Shipping has a crucial role in saving lives, UN Secretary General Ban Ki-moon said in a video message shown at this morning’s IMO session on unsafe mixed migration by sea.
Ban Ki-moon said that the saving of lives “remains an urgent priority” and recognised the shipping industry’s and rescue services’ crucial role in this priority “often at considerable cost and danger to themselves”. However, he also recognised that “shipping and maritime rescue services are close to being overwhelmed. We need to find sustainable solutions,” he said.
Ban Ki-moon called on the international community to develop safer and “regular migration pathways”, and to address factors that “force people to risk their lives in this way”.
Ki-moon called for a comprehensive approach to the problem which would ensure lives are protected, international law upheld, while recognising the benefits of migration.
The ongoing pronouncements from states and humanitarian agencies have so far all called for action and back the idea of a comprehensive solution.
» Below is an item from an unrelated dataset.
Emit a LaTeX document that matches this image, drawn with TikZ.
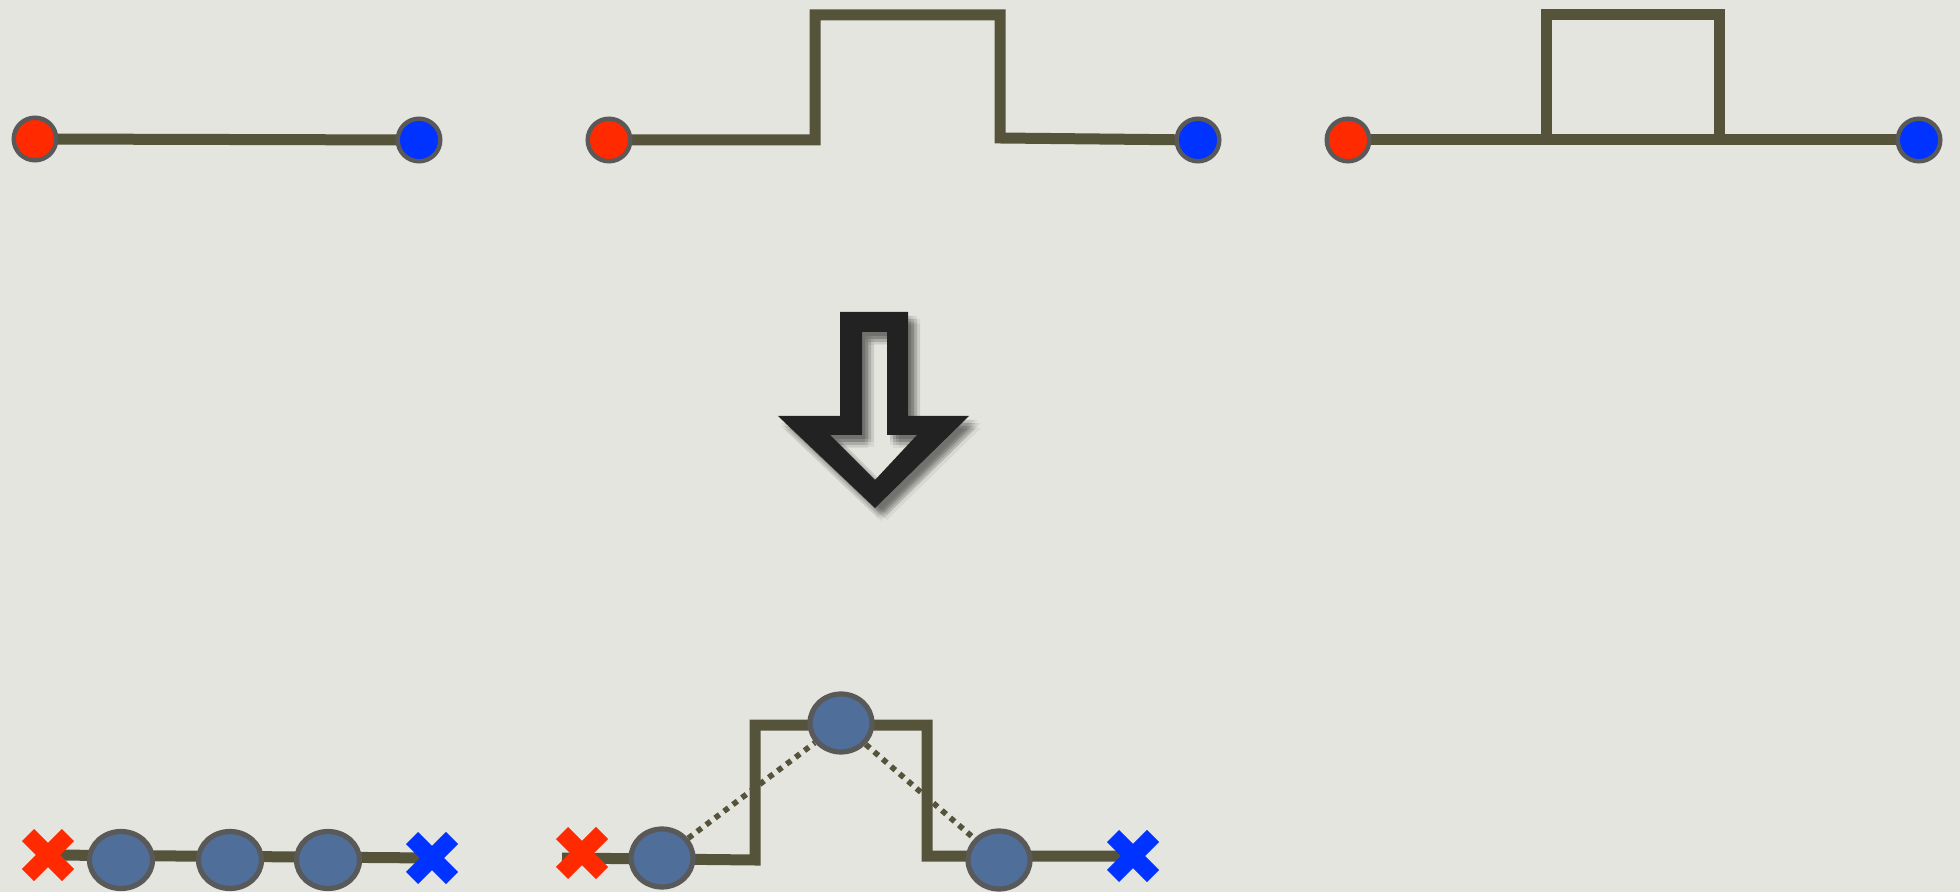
\documentclass[tikz,border=0pt]{standalone}
\usetikzlibrary{shapes.geometric,shapes.misc}
\definecolor{bgc}{HTML}{E5E5E0}
\definecolor{wire}{HTML}{55533A}
\definecolor{rim}{HTML}{595959}
\definecolor{redc}{HTML}{FF2A00}
\definecolor{bluec}{HTML}{0033FF}
\definecolor{beadc}{HTML}{4F6E99}
\definecolor{arrowc}{HTML}{222222}
\pgfdeclarelayer{bg}
\pgfdeclarelayer{lines}
\pgfsetlayers{bg,lines,main}
\tikzset{
  endpt/.style={circle, draw=rim, line width=2.2pt, inner sep=0pt, minimum size=21.3pt},
  bead/.style={ellipse, draw=rim, line width=2.6pt, fill=beadc, inner sep=0pt},
  xmark/.style={cross out, line width=8.5pt, inner sep=0pt, outer sep=0pt, minimum size=20pt},
  wireline/.style={draw=wire, line width=5.5pt},
  dotline/.style={draw=wire, line width=2.8pt, dash pattern=on 2.8pt off 2.8pt},
}
\begin{document}
\begin{tikzpicture}[x=0.5pt, y=-0.5pt]
\begin{pgfonlayer}{bg}
\fill[bgc] (0,0) rectangle (1960,892);
\end{pgfonlayer}
\useasboundingbox (0,0) rectangle (1960,892);

% ---------- top panel 1
\node[endpt, fill=redc] (r1) at (35,139) {};
\node[endpt, fill=bluec] (b1) at (419,140) {};
\begin{pgfonlayer}{lines}
\draw[wireline] (r1.center) -- (b1.center);
\end{pgfonlayer}

% ---------- top panel 2
\node[endpt, fill=redc] (r2) at (609,140) {};
\node[endpt, fill=bluec] (b2) at (1198,140) {};
\coordinate (s1) at (815,140);
\coordinate (s2) at (815,15);
\coordinate (s3) at (1000,15);
\coordinate (s4) at (1000,138);
\begin{pgfonlayer}{lines}
\draw[wireline] (r2.center) -- (s1) -- (s2) -- (s3) -- (s4) -- (b2.center);
\end{pgfonlayer}

% ---------- top panel 3
\node[endpt, fill=redc] (r3) at (1348,140) {};
\node[endpt, fill=bluec] (b3) at (1919,140) {};
\coordinate (q1) at (1546,139);
\coordinate (q2) at (1546,15);
\coordinate (q3) at (1719,15);
\coordinate (q4) at (1719,139);
\begin{pgfonlayer}{lines}
\draw[wireline] (r3.center) -- (b3.center);
\draw[wireline] (q1) -- (q2) -- (q3) -- (q4);
\end{pgfonlayer}

% ---------- hollow arrow with shadow
\foreach \dx/\dy in {3/4,6/4,9/4,3/7,6/7,9/7,3/10,6/10,9/10,6/13,12/7,12/12}{
  \fill[black, opacity=0.055, even odd rule, shift={(\dx,\dy)}]
    (840,312) -- (908,312) -- (908,416) -- (969,416) -- (875,508) -- (778,416) -- (840,416) -- cycle
    (862,332) -- (887,332) -- (887,435) -- (917,435) -- (875,480) -- (830,435) -- (862,435) -- cycle;
}
\fill[arrowc, even odd rule]
    (840,312) -- (908,312) -- (908,416) -- (969,416) -- (875,508) -- (778,416) -- (840,416) -- cycle
    (862,332) -- (887,332) -- (887,435) -- (917,435) -- (875,480) -- (830,435) -- (862,435) -- cycle;

% ---------- bottom left
\node[xmark, draw=redc] (xr1) at (48,855) {};
\node[xmark, draw=bluec] (xb1) at (432,858) {};
\node[bead, minimum width=31.5pt, minimum height=28.5pt] (n1) at (121,860) {};
\node[bead, minimum width=31.5pt, minimum height=28.5pt] (n2) at (230,860) {};
\node[bead, minimum width=31.5pt, minimum height=28.5pt] (n3) at (328,860) {};
\begin{pgfonlayer}{lines}
\draw[wireline] (xr1.center) -- (xb1.center);
\end{pgfonlayer}

% ---------- bottom middle
\node[xmark, draw=redc] (xr2) at (582,853) {};
\node[xmark, draw=bluec] (xb2) at (1133,856) {};
\node[bead, minimum width=31pt, minimum height=29pt] (m1) at (662,858) {};
\node[bead, minimum width=31pt, minimum height=29pt] (m2) at (841,723) {};
\node[bead, minimum width=31pt, minimum height=29pt] (m3) at (999,860) {};
\coordinate (t0) at (562,858);
\coordinate (t1) at (755,860);
\coordinate (t2) at (755,725);
\coordinate (t3) at (927,725);
\coordinate (t4) at (927,856);
\begin{pgfonlayer}{lines}
\draw[wireline] (t0) -- (t1) -- (t2) -- (t3) -- (t4) -- (xb2.center);
\draw[dotline] (m1) -- (m2);
\draw[dotline] (m2) -- (m3);
\end{pgfonlayer}
\end{tikzpicture}
\end{document}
But Malta’s head of delegation said that “the time for statements is over”. The delegation opened by recognising the “trauma” that seafarers – both professional rescuers and merchant seafarers – are experiencing and that “will be with them for the rest of their lives” and not just immediately after the rescues, especially when rescuers themselves lose their lives during rescues.
Malta recognised that the problem is far beyond the remit of the IMO alone, but that the IMO has a big part to play in it.
Delegates heard that at least 2,000 people had reportedly died trying to cross the Mediterranean Sea this year, with 101,900 people successfully “smuggled”, according to statistics gathered by the International Organisation for Migration.
The Italian delegation recorded that 300 commercial ships of all flags have been re-routed to participate in search and rescue operations in the Mediterranean Sea this year to date, rescuing in total 15,000 people.
Maritime rescue regulation is a topic that will be debated today. Clarification of maritime regulation on what should be understood by the need for merchant ships to rescue ships in distress has been raised by Italy and is currently being addressed as the delegations make their statements. So far, the United States has urged caution on changing the law and said that “continued collaboration” with border control is required. The United Kingdom supports clarity on the law.